Tuesday, July 6th, 2010 - 6:50
Friday, July 2, 2010 - 14:43
One authority argues that Race to the Top has been a misguided approach that could leave the nation's education system in worse shape than it was in the past.
Regular readers of this blog will know that we’ve been pretty enthusiastic about the potential of the Recovery Act’s Race to the Top program for schools (see here, for example). But we thought it was only fair to give some space to a well-respected authority who has a different point of view.
Arthur Camins, the executive director of Gheens Institute for Innovation in Education for Jefferson County (KY), writes in Ed Week that he thinks the Race to the Top approach is driven by an ineffective application of narrow, short-term tactics to a long-term national reform effort.
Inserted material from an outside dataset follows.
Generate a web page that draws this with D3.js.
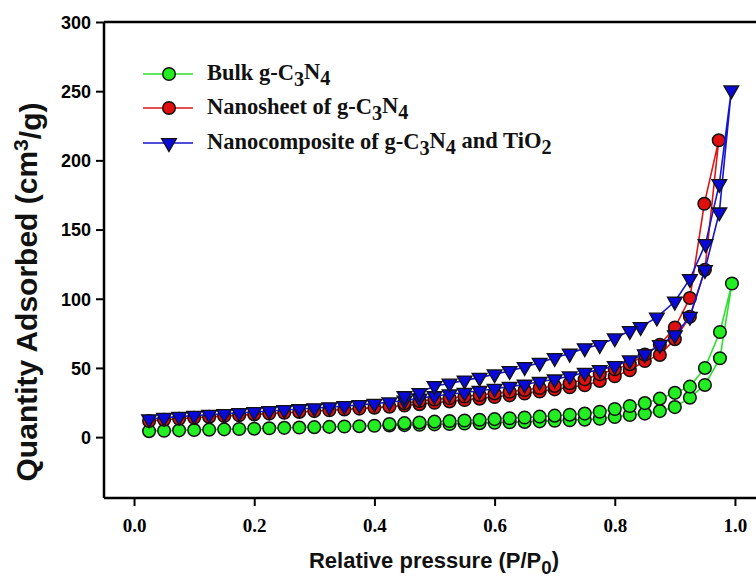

He notes, for example, that one school might find it useful to fire the bottom half of its teachers and replace them with new talent, but attempting the same thing nationwide assumes that there is an unlimited pool of previously untapped teaching talent or that good teachers can be pulled from one district to another without bringing down the quality of the former to improve the latter.
We asked Camins how he might have directed these funds instead. He said that the money should have gone toward two goals. First, lowering class size to reduce teacher burden and to provide time for more professional development opportunities. “If you compare the U.S. with other high performing countries, like Finland,” he says, “teachers in the U.S. spend a far greater percentage of time in direct contact with students. In other countries a larger part of their time is devoted explicitly to professional growth.”
Second, Camins says that more funds should be used to bolster the “systems of social supports” that undergird education, such as after school programs and student health needs.
The impetus for change is also wrong, he adds. “I think the federal government is seizing on a moment of economic hardship and using it as lever to get districts and states to adopt a particular reform agenda. States across the country are changing their laws with respect to charter schools and testing in a way they don’t want to do. They are so desperate they will do anything for those dollars because of the shortfall of the tax revenue. Districts are just trying to keep their heads above water."
Though he recognizes the need to measure for performance, Camins feels the new protocols put too much stress on targets. Much of the research on motivation tactics, he believes, shows that these kinds of rewards will only produce short term, superficial gain. If the stakes are raised high enough, he adds, it "only induces people to game the system."
Note: As the debate about Race to the Top continues and states wait to see the results of the second round, Congress is taking steps to reduce the amount of reform money available. Late last Thursday, the House passed an emergency spending bill that would shift $500 million out of the Race and use it to avoid teacher layoffs.